(Records to process):
<<<<

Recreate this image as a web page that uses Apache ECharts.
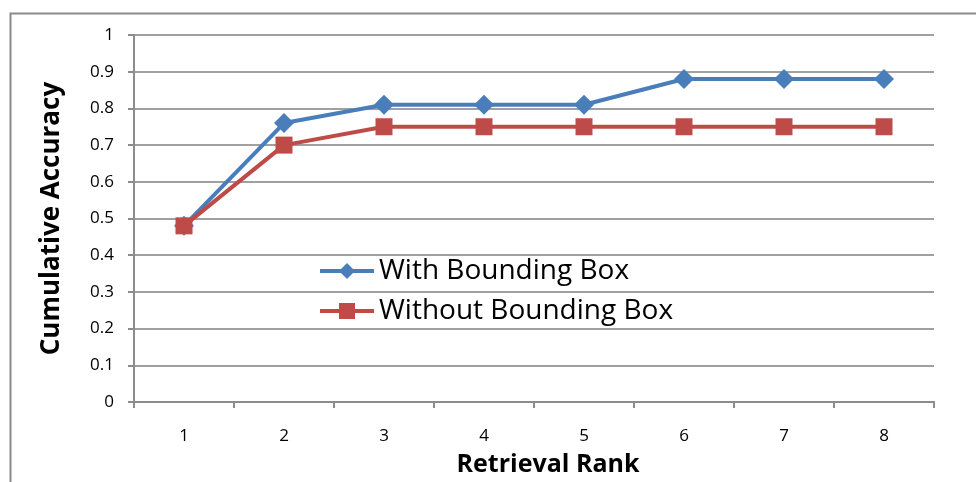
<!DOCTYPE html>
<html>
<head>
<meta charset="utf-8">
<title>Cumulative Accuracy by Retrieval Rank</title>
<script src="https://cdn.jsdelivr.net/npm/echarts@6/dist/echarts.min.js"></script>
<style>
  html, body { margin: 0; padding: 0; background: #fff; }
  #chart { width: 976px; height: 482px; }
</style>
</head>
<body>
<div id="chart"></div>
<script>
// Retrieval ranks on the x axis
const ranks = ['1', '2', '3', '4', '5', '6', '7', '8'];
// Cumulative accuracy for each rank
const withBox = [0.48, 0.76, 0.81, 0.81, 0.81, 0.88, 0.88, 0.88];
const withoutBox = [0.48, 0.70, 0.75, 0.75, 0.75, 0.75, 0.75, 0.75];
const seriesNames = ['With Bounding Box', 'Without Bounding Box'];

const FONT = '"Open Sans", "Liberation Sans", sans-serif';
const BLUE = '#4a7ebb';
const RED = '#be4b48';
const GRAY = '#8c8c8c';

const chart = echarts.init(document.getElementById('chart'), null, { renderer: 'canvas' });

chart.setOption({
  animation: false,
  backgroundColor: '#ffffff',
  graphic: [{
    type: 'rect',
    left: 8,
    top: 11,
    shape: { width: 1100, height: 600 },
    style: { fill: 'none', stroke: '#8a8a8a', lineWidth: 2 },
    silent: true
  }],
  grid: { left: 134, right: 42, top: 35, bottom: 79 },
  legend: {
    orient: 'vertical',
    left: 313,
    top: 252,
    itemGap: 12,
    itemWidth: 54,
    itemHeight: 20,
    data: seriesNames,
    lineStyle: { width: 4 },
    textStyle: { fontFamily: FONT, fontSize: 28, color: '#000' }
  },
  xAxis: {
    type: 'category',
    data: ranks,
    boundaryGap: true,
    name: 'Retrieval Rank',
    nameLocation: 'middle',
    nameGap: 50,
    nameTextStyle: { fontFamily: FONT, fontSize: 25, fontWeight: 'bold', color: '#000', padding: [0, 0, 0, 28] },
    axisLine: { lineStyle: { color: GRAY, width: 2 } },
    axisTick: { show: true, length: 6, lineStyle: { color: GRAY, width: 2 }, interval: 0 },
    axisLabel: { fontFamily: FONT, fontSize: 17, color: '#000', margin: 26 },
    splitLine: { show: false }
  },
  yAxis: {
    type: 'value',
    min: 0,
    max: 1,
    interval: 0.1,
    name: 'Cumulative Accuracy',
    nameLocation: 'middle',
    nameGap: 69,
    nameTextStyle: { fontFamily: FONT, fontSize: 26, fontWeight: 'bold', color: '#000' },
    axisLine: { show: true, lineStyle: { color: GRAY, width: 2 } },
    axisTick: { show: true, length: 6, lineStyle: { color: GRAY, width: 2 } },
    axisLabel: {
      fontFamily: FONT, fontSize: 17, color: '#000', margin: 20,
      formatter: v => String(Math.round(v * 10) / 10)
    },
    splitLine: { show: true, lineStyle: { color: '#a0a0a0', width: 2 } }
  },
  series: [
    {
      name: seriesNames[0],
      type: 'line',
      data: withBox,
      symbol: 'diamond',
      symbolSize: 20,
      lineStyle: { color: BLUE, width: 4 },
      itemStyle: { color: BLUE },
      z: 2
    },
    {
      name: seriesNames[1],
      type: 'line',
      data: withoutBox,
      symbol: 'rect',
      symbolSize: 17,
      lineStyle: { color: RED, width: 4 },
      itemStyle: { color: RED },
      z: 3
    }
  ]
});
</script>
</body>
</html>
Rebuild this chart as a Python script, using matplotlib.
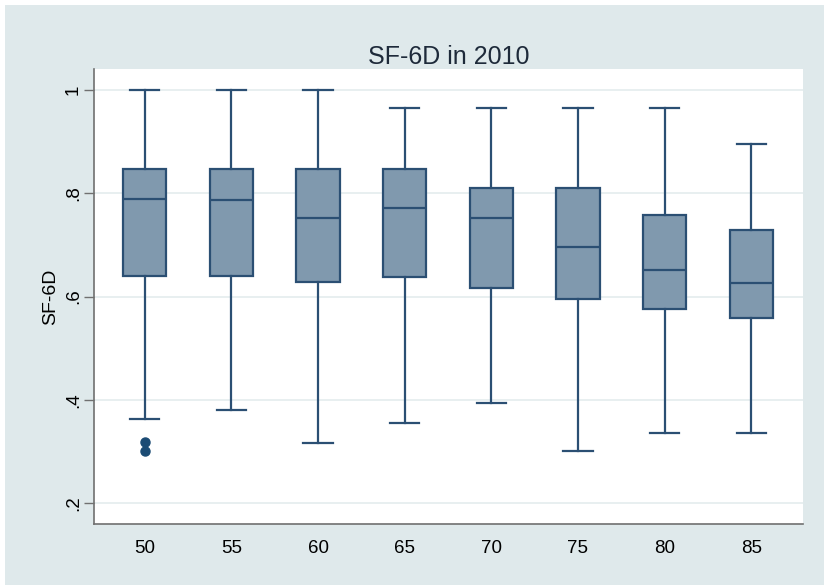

>>>>
<<<<

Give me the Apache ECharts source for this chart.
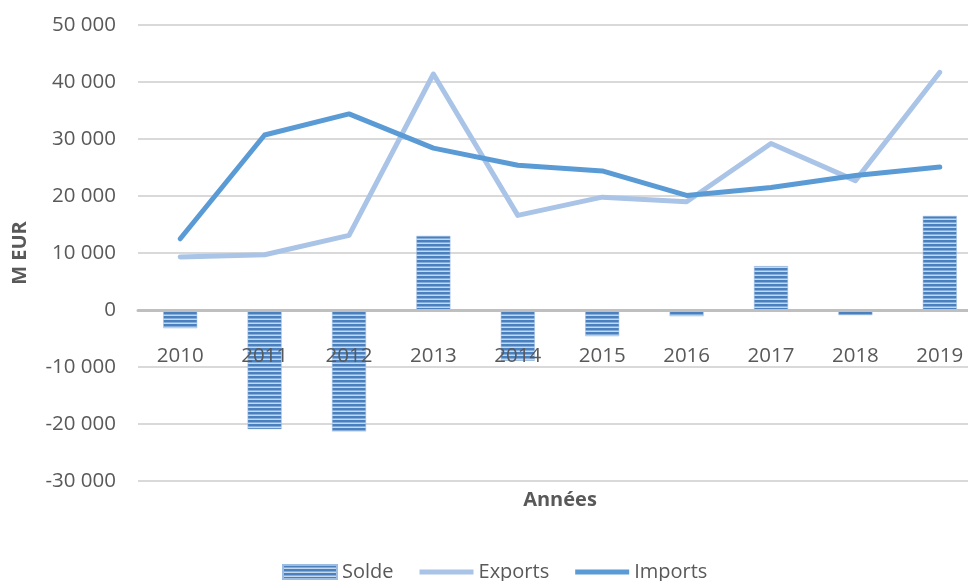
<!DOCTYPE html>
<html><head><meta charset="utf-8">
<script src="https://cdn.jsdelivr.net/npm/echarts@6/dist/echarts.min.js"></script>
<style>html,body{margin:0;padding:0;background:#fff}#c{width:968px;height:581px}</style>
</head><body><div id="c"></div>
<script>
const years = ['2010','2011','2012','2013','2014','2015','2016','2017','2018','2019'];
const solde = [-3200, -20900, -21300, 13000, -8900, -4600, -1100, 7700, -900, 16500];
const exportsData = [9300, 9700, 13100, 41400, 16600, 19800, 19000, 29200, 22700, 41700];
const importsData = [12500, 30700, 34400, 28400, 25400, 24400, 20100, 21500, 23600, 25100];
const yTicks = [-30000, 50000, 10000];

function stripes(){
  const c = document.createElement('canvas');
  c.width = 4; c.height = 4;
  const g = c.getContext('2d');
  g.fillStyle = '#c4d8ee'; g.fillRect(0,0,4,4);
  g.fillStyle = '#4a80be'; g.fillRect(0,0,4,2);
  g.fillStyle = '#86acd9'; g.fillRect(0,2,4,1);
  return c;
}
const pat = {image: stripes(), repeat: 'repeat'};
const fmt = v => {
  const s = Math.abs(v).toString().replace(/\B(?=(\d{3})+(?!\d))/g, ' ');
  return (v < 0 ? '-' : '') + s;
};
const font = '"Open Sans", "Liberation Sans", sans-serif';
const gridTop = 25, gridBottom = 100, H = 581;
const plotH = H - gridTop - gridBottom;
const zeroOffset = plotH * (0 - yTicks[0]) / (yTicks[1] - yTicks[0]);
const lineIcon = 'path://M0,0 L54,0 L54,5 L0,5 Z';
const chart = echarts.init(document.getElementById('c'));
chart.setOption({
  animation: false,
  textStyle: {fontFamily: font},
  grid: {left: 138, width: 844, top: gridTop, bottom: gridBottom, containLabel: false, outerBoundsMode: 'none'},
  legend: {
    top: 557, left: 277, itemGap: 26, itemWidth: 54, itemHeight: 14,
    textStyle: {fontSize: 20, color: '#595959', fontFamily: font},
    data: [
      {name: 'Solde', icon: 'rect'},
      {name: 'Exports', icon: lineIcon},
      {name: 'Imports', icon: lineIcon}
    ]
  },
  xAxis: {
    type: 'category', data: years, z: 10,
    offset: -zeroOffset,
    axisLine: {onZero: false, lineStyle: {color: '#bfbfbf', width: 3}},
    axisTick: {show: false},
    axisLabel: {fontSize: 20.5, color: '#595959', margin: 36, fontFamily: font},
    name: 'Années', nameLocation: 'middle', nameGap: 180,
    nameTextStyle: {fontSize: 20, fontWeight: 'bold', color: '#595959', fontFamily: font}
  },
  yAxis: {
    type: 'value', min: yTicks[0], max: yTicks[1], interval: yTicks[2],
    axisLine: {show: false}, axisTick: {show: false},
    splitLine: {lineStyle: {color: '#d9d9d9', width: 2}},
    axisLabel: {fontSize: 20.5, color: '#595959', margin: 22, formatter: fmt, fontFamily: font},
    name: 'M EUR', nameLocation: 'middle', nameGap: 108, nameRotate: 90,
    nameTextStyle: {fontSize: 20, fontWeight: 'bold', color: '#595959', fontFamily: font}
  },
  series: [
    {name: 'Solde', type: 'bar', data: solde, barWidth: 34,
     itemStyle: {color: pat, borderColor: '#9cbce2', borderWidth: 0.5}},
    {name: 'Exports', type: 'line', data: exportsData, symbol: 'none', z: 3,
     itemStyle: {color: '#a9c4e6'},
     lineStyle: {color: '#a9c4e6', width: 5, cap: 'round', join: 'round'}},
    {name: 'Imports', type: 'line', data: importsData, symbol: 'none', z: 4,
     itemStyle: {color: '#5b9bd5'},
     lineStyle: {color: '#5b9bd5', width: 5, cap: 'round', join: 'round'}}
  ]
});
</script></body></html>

>>>>

(Request): Skip all pictures. Retype exactly the span whose first line is the one with "Give me the" and whose last line is the one with "const yTicks = [-30000, 50000, 10000];".

(Right answer):
Give me the Apache ECharts source for this chart.
<!DOCTYPE html>
<html><head><meta charset="utf-8">
<script src="https://cdn.jsdelivr.net/npm/echarts@6/dist/echarts.min.js"></script>
<style>html,body{margin:0;padding:0;background:#fff}#c{width:968px;height:581px}</style>
</head><body><div id="c"></div>
<script>
const years = ['2010','2011','2012','2013','2014','2015','2016','2017','2018','2019'];
const solde = [-3200, -20900, -21300, 13000, -8900, -4600, -1100, 7700, -900, 16500];
const exportsData = [9300, 9700, 13100, 41400, 16600, 19800, 19000, 29200, 22700, 41700];
const importsData = [12500, 30700, 34400, 28400, 25400, 24400, 20100, 21500, 23600, 25100];
const yTicks = [-30000, 50000, 10000];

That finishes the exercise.